気になったのが、昨年のワースト候補ダントツだった『 進撃の巨人 』が取り上げられておらず、当初は親友である町山智浩さんが脚本で参加されているので気兼ねして遠慮したのかと思ったが(だとしたら読者として納得できないモノがあったが)、あとがきで『映画秘宝』で町山さんと『進撃』について語り合っているのであえてココでは語らなかったそうだ。
あと個人的に納得できなかったのが『 バケモノの子 』だ。
今回、本書のなかで取り上げられた作品のなかで唯一劇場で観た作品であり、本書では全部自分の心情と行動を登場人物に言葉で説明させている「史上最悪の副音声映画」として酷評していたが、自分の中では前作同様、今回も細田ワールド全開で十分に楽しめて堪能できて好印象だった(『バケモノ』を取り上げるくらいなら先の『エイプリル』『モンスターズ』を取り上げろと思ってしまう)。
また、特に今回も気になったのが誰も知らない地方発信のご当地(町おこし)映画がこんなに作られている(これでもあくまでもホンの一部だという…)のに驚かされる。それ以外にも『 神様はバリにいる 』『 振り子 』といったテレビやインターネットなどで話題になったモノをそのまま安易に企画して映画化して結果的に誰も得しないという空回り状態が日本映画界の暗部(ダークサイド)を表しているようで志しなき作品は見ている者には伝わらないというのが明確に表している。それでも今でも多く量産されているのだから困ったモノではあるのだが…。

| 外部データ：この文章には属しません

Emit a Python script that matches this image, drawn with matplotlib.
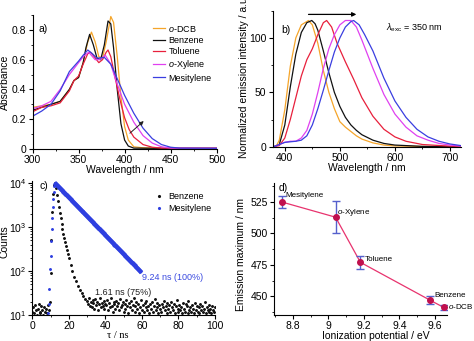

以前はテレビドラマの映画化や懐かしのアニメや漫画の実写化、人気コミックの実写化といった安易な企画が問題となっていたが(今も問題となっているが)、一方でテレビやインターネットで話題になったモノにすぐに飛びつき、映画化しようとする風潮にも日本映画の問題点が露呈されているように思える。

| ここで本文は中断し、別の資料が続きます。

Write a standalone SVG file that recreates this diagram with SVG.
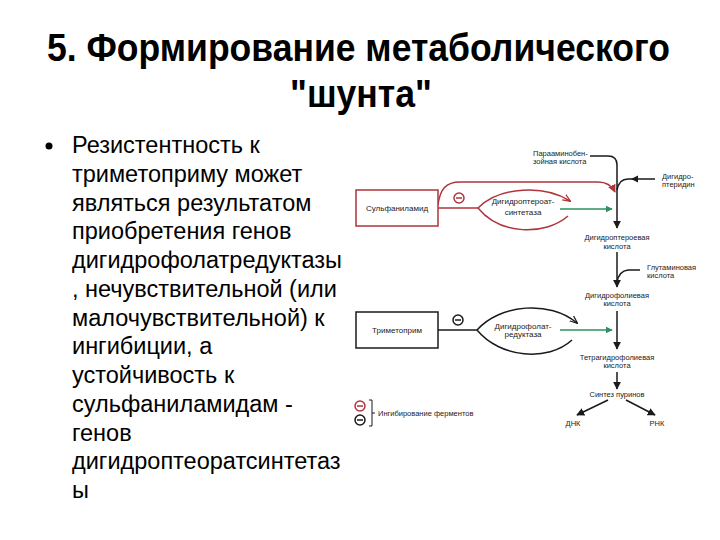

それでも今年に限っていえば、『アイアムアヒーロー』『ディストラクション・ベイビーズ』『ヒメアノ~ル』『クリーピー 偽りの隣人』『日本で一番悪い奴ら』『葛城事件』、そして今年最大の話題作『シン・ゴジラ』…といった骨太な作品(傑作!)が量産されており、低迷する日本映画界にも一光の日差しが見えたような気がしますのでこうした作り手たちが今後の日本映画界を逞しくけん引して活況を呈することを期待したい。
追伸……あとがきにある『秘宝』の映画ライターとしてお馴染みのモルモット吉田さんとの対談は面白かったし、特に315頁の柳下さんの発言は必読です。あと本書で唯一好評だったキンキンこと愛川欣也の遺作『満州の紅い陽』が気になりました。